Android Piper TTS Finally Becomes Practical

The idea of using Android Piper TTS as a fully offline, system-level solution has been discussed for some time, but practical implementations have been limited. The release of
VoxSherpa on Google Play changes that situation in a meaningful way.

VoxSherpa is an open-source application that integrates modern neural voices directly into Android’s text-to-speech system. It is currently distributed completely free, which makes it one of the most accessible ways to experiment with open-source voices on Android.

This continues the trend described earlier in the Android AI system voices article, where offline neural TTS is gradually moving from experimental setups into real user-facing applications.

Piper Voices on Android: Stable and Usable

The most important part of VoxSherpa is its integration of Piper voices. In practice, this is the first time that Piper TTS on Android works in a way that can be considered usable beyond experimentation.

The voices themselves must be downloaded individually, as no models are bundled with the app. While this adds some friction during setup, it keeps the application lightweight and flexible.

Once installed, Piper voices:

  • Work reliably inside the app
  • Integrate with the Android system TTS engine
  • Appear in the Android voice picker
  • Provide consistent and understandable speech quality

This is an important improvement compared to earlier Android implementations, where only a single active voice could be exposed to the system at a time. VoxSherpa now allows Android applications to access multiple installed voices through the standard voice-selection interface.

This brings the Android implementation much closer to the flexibility already available in the iOS implementation of Piper, where voices behave more like traditional system TTS options.

Kokoro Voices: Functional but Performance-Limited

In addition to Piper, VoxSherpa now includes working support for Kokoro voices both inside the app and through Android’s system TTS integration.

Kokoro voices also appear in the Android voice picker, which means they can be selected by compatible third-party apps and accessibility services in the same way as Piper voices.

However, practical usability remains limited by performance constraints rather than compatibility problems.

  • Speech generation latency is noticeably higher than with Piper
  • Performance varies significantly depending on device hardware
  • Long pauses before playback reduce usability for narration
  • Real-time reading scenarios remain difficult on many phones and tablets

As a result, Kokoro currently works better as a technology demonstration than as a primary everyday narrator voice on typical mobile hardware.

System Integration and TalkBack Implications

VoxSherpa integrates with Android’s system TTS settings, which means it can be used by third-party apps and accessibility services such as TalkBack.

The improved voice integration also means users can now switch between supported voices through Android’s standard voice-selection interface instead of relying on a single globally active model.

For users specifically looking to improve TalkBack voices on Android, Piper via VoxSherpa is now a significantly more practical option than earlier experimental implementations.

However, performance still matters heavily in accessibility scenarios:

  • Piper voices are currently the most usable for continuous reading
  • Kokoro voices may introduce delays that interrupt reading flow
  • Device performance has a major impact on responsiveness

Limited Voice Selection by Design

VoxSherpa currently offers around 18 Piper models.
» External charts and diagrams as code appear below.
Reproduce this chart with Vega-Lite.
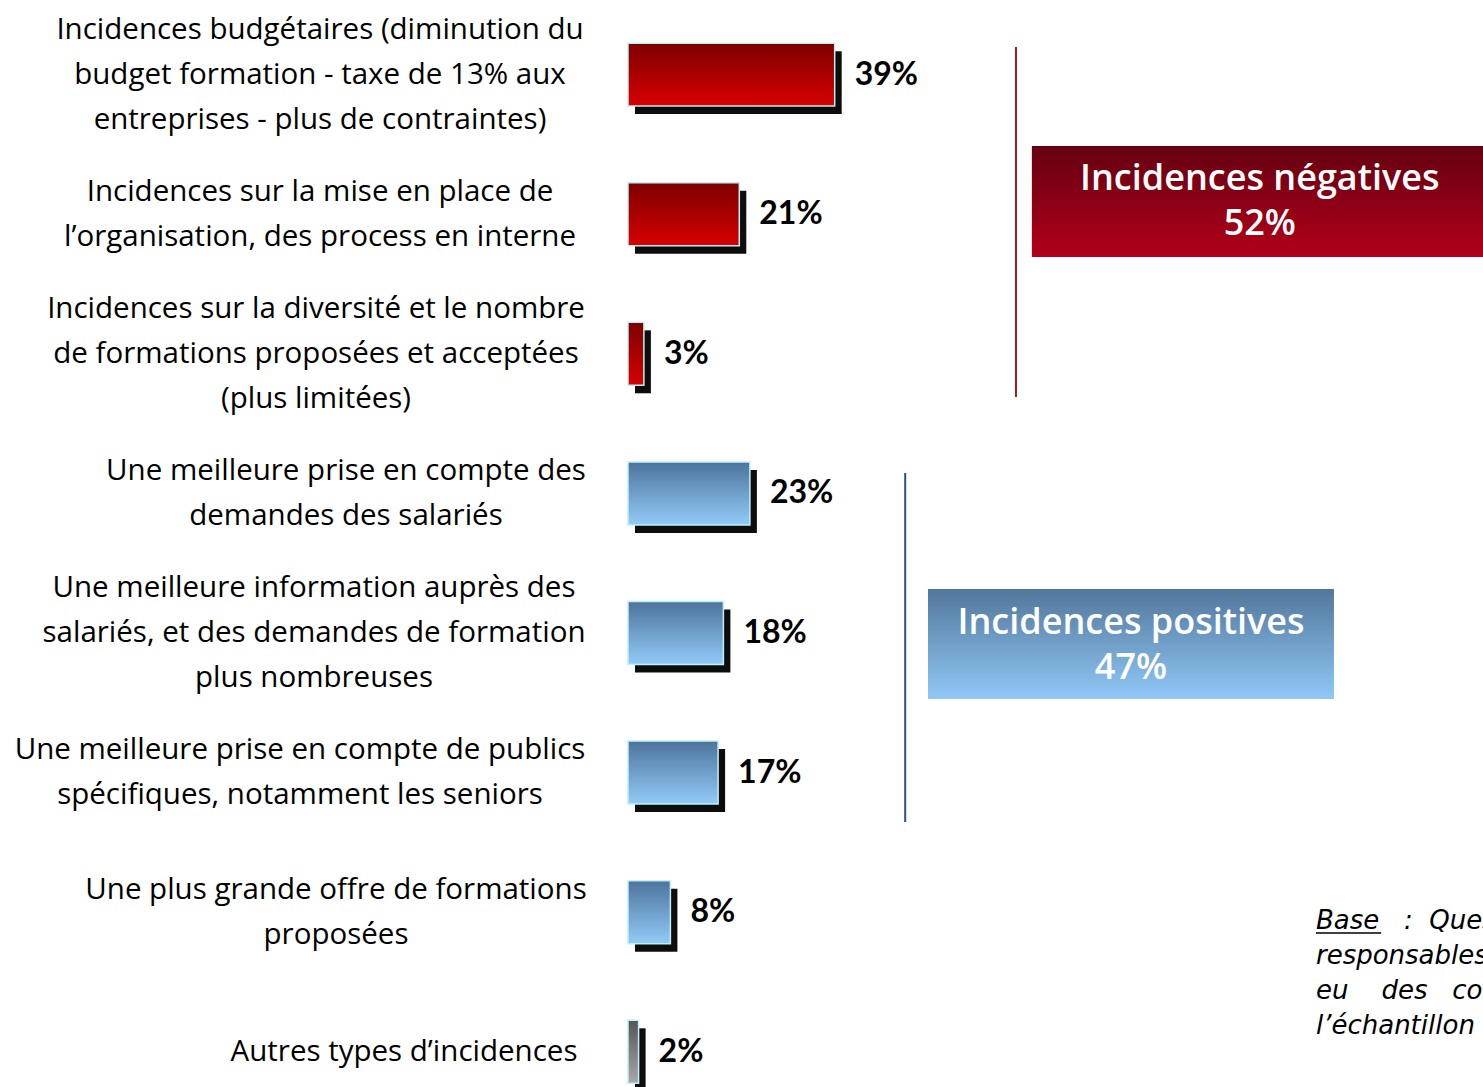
{
  "$schema": "https://vega.github.io/schema/vega-lite/v6.json",
  "width": 855,
  "height": 1087,
  "autosize": {"type": "none"},
  "padding": {"left": 628, "top": 0, "right": 0, "bottom": 0},
  "background": "white",
  "config": {"view": {"stroke": null}},
  "datasets": {
    "bars": [
      {"label": "Incidences budgétaires (diminution du|budget formation - taxe de 13% aux|entreprises - plus de contraintes)", "group": "neg", "value": 0.39},
      {"label": "Incidences sur la mise en place de|l’organisation, des process en interne", "group": "neg", "value": 0.21},
      {"label": "Incidences sur la diversité et le nombre|de formations proposées et acceptées|(plus limitées)", "group": "neg", "value": 0.03},
      {"label": "Une meilleure prise en compte des|demandes des salariés", "group": "pos", "value": 0.23},
      {"label": "Une meilleure information auprès des|salariés, et des demandes de formation|plus nombreuses", "group": "pos", "value": 0.18},
      {"label": "Une meilleure prise en compte de publics|spécifiques, notamment les seniors", "group": "pos", "value": 0.17},
      {"label": "Une plus grande offre de formations|proposées", "group": "pos", "value": 0.08},
      {"label": "Autres types d’incidences", "group": "autre", "value": 0.02}
    ],
    "brackets": [
      {"group": "neg", "x": 0.732, "ry": -0.193, "ry2": 2.314},
      {"group": "pos", "x": 0.523, "ry": 2.858, "ry2": 5.358}
    ],
    "boxes": [
      {"group": "neg", "x": 0.762, "x2": 1.6132, "ry": 0.516, "ry2": 1.311, "tx": 1.192, "ty": 0.752, "text": "Incidences négatives|52%"},
      {"group": "pos", "x": 0.566, "x2": 1.332, "ry": 3.689, "ry2": 4.477, "tx": 0.949, "ty": 3.933, "text": "Incidences positives|47%"}
    ],
    "note": [
      {"x": 1.298, "ry": 6.065, "x2": 1.421, "uy": 6.153, "text": "Base\u00a0\u00a0\u00a0:\u00a0\u00a0Questionnaires|responsables formation|eu\u00a0\u00a0\u00a0\u00a0des\u00a0\u00a0\u00a0contraintes|l’échantillon"}
    ]
  },
  "layer": [
    {
      "data": {"name": "bars"},
      "encoding": {
        "y": {
          "field": "label", "type": "nominal", "sort": null,
          "scale": {"paddingInner": 0.549, "paddingOuter": 0.168, "align": 0.92},
          "axis": null
        },
        "x": {"field": "value", "type": "quantitative", "scale": {"domain": [0, 1.6132], "nice": false, "zero": true}, "axis": null}
      },
      "layer": [
        {"mark": {"type": "bar", "color": "black", "xOffset": 7, "yOffset": 8, "opacity": 0.95}},
        {
          "transform": [{"filter": "datum.group === 'neg'"}],
          "mark": {"type": "bar", "stroke": "#bdf1f5", "strokeWidth": 1.5,
            "fill": {"gradient": "linear", "x1": 0, "y1": 0, "x2": 0, "y2": 1,
              "stops": [{"offset": 0, "color": "#7d0000"}, {"offset": 1, "color": "#d80000"}]}}
        },
        {
          "transform": [{"filter": "datum.group === 'pos'"}],
          "mark": {"type": "bar", "stroke": "#bdf1f5", "strokeWidth": 1.5,
            "fill": {"gradient": "linear", "x1": 0, "y1": 0, "x2": 0, "y2": 1,
              "stops": [{"offset": 0, "color": "#4d739c"}, {"offset": 1, "color": "#92cbf8"}]}}
        },
        {
          "transform": [{"filter": "datum.group === 'autre'"}],
          "mark": {"type": "bar", "stroke": "#bdf1f5", "strokeWidth": 1.5,
            "fill": {"gradient": "linear", "x1": 0, "y1": 0, "x2": 0, "y2": 1,
              "stops": [{"offset": 0, "color": "#555555"}, {"offset": 1, "color": "#a8a8a8"}]}}
        },
        {
          "mark": {"type": "text", "align": "left", "baseline": "middle", "dx": 20, "dy": 0,
            "font": "Lato", "fontWeight": "bold", "fontSize": 32, "color": "black"},
          "encoding": {"text": {"field": "value", "type": "quantitative", "format": ".0%"}}
        },
        {
          "mark": {"type": "text", "align": "center", "baseline": "middle", "lineBreak": "|", "lineHeight": 45,
            "font": "Open Sans", "fontSize": 29.5, "color": "black",
            "dx": {"expr": "-308 + (indexof(datum.label,'Autres')>=0 ? 84 : indexof(datum.label,'publics')>=0 ? -20 : indexof(datum.label,'demandes des salari')>=0 ? 26 : indexof(datum.label,'plus grande')>=0 ? 16 : indexof(datum.label,'information')>=0 ? -6 : indexof(datum.label,'diversit')>=0 ? -4 : 0)"},
            "dy": {"expr": "-(length(split(datum.label,'|'))-1)*22.5"}},
          "encoding": {
            "x": {"datum": 0},
            "text": {"field": "label", "type": "nominal"}
          }
        }
      ]
    },
    {
      "layer": [
        {
          "data": {"name": "brackets"},
          "mark": {"type": "rule", "strokeWidth": 2},
          "encoding": {
            "x": {"field": "x", "type": "quantitative", "scale": {"domain": [0, 1.6132], "nice": false}, "axis": null},
            "y": {"field": "ry", "type": "quantitative", "scale": {"domain": [-0.53, 7.256], "nice": false, "zero": false, "reverse": true}, "axis": null},
            "y2": {"field": "ry2"},
            "color": {"field": "group", "type": "nominal", "scale": {"domain": ["neg", "pos"], "range": ["#9b1b1b", "#2f4f80"]}, "legend": null}
          }
        },
        {
          "data": {"name": "boxes"},
          "transform": [{"filter": "datum.group === 'neg'"}],
          "mark": {"type": "rect",
            "fill": {"gradient": "linear", "x1": 0, "y1": 0, "x2": 0, "y2": 1,
              "stops": [{"offset": 0, "color": "#650010"}, {"offset": 1, "color": "#b2001a"}]}},
          "encoding": {
            "x": {"field": "x", "type": "quantitative"},
            "x2": {"field": "x2"},
            "y": {"field": "ry", "type": "quantitative"},
            "y2": {"field": "ry2"}
          }
        },
        {
          "data": {"name": "boxes"},
          "transform": [{"filter": "datum.group === 'pos'"}],
          "mark": {"type": "rect",
            "fill": {"gradient": "linear", "x1": 0, "y1": 0, "x2": 0, "y2": 1,
              "stops": [{"offset": 0, "color": "#52779c"}, {"offset": 1, "color": "#90c8f6"}]}},
          "encoding": {
            "x": {"field": "x", "type": "quantitative"},
            "x2": {"field": "x2"},
            "y": {"field": "ry", "type": "quantitative"},
            "y2": {"field": "ry2"}
          }
        },
        {
          "data": {"name": "boxes"},
          "mark": {"type": "text", "align": "center", "baseline": "middle", "lineBreak": "|", "lineHeight": 45,
            "font": "Open Sans", "fontWeight": 600, "fontSize": 36, "color": "white"},
          "encoding": {
            "x": {"field": "tx", "type": "quantitative"},
            "y": {"field": "ty", "type": "quantitative"},
            "text": {"field": "text", "type": "nominal"}
          }
        },
        {
          "data": {"name": "note"},
          "mark": {"type": "text", "align": "left", "baseline": "middle", "lineBreak": "|", "lineHeight": 35,
            "font": "DejaVu Sans", "fontStyle": "italic", "fontSize": 26, "color": "black"},
          "encoding": {
            "x": {"field": "x", "type": "quantitative"},
            "y": {"field": "ry", "type": "quantitative"},
            "text": {"field": "text", "type": "nominal"}
          }
        },
        {
          "data": {"name": "note"},
          "mark": {"type": "rule", "color": "black", "strokeWidth": 1.5},
          "encoding": {
            "x": {"field": "x", "type": "quantitative"},
            "x2": {"field": "x2"},
            "y": {"field": "uy", "type": "quantitative"}
          }
        }
      ]
    }
  ],
  "resolve": {"scale": {"y": "independent", "color": "independent"}}
}
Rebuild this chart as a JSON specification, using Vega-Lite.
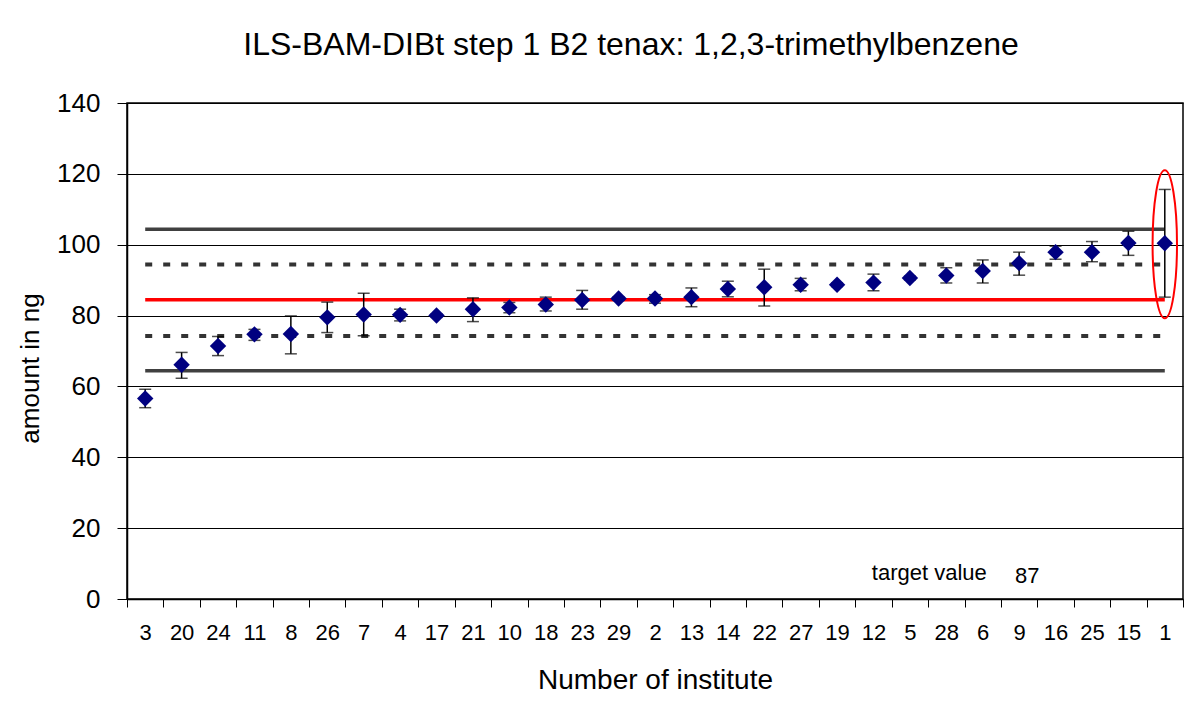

This is significantly fewer than what is available in the broader Piper ecosystem.

However, the selection appears to be curated:

  • All voices are functional
  • Performance is acceptable on typical devices
  • No experimental or unstable models included

It is possible to import custom Piper models manually from files. This provides significantly more flexibility for advanced users who want to go beyond the default selection. In practice, this means you can experiment with a wider range of voices from the broader Piper ecosystem, including well-regarded options such as Lessac and LJSpeech (mid-quality variants), which offer a good balance between naturalness and performance on typical mobile hardware.

Not a Full TTS App

It is important to understand that VoxSherpa is not a complete text-to-speech application. Its primary role is to provide a TTS engine and voice infrastructure rather than a full reading experience.

For actual usage—such as reading articles, books, or documents—a dedicated TTS app is still required.

Applications like Speech Central on Google Play provide a much broader feature set, including:

  • Advanced document and web content support
  • Playback controls and customization
  • Support for multiple voice providers and third-party TTS engines

As described in the custom Android TTS voices article, Speech Central acts as an open voice platform, allowing users to combine different TTS engines depending on their needs.

In practice, VoxSherpa works best when paired with a full-featured reader app that can take advantage of its voices.

Where Android Piper TTS Stands Today

VoxSherpa represents an important step in bringing Android Piper TTS closer to everyday usability.

It demonstrates that:

  • Offline neural TTS can run on Android devices
  • System-level integration is practical
  • Multiple voices can now be exposed through Android’s voice picker
  • Voice quality is no longer the main limitation

At the same time, it clearly exposes the remaining challenges:

  • Latency in real-world usage
  • Performance limitations on mid-range devices
  • Heavier neural engines like Kokoro still pushing beyond practical mobile limits

Overall, VoxSherpa is best seen as an early but functional implementation of modern offline TTS on Android—already practical with Piper voices, while also showing both the promise and current limitations of more advanced neural models like Kokoro.